Friday, 25 September 2015

Saving Souls




A small pamphlet recently unearthed (see below) announces the “United Tent Mission” - opening in Campbelltown on the 15th August 1915 and continuing until the 24th August 1915. The evangelist Mr J.T. Furnass would feature in the Mission Tent which was to be erected in “The Reserve” Queen Street – what we now know as Mawson Park.
John Thomas Furnass, a native of Yorkshire, had arrived recently from England, where he also conducted missions as an evangelist. He was connected with the London Evangelization Society whose aim was to send suitable preachers to conduct special evangelistic services in churches or halls wherever the Society was asked. The Australian organisation was built upon the very successful precedent of its London counterpart.

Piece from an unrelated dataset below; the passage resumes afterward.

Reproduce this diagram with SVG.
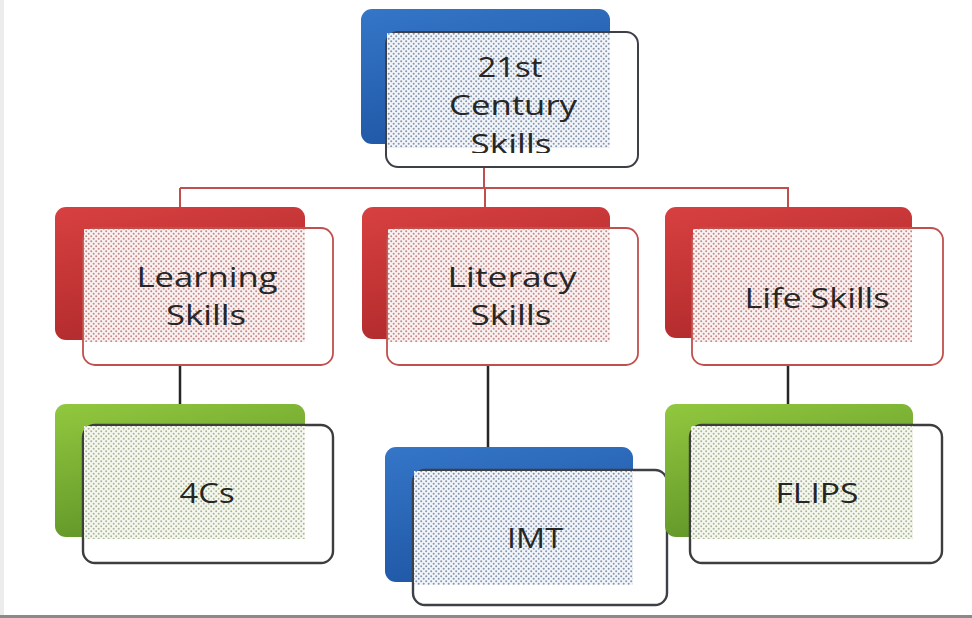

From 1915 until his passing in 1940, J.T. Furnass held missions in tents, halls and churches all over New South Wales, up and down the South Coast, in the Southern Highlands, in the suburbs of Sydney, North to Cessnock and beyond, and out west. And so he found himself in a tent in Campbelltown for 10 days in August 1915. Newspaper reports of his missions indicate his success at bringing souls to the Lord.
His obituary referred to him as “the big man with the big voice”.  He died as he lived, called to God whilst preaching the Gospel.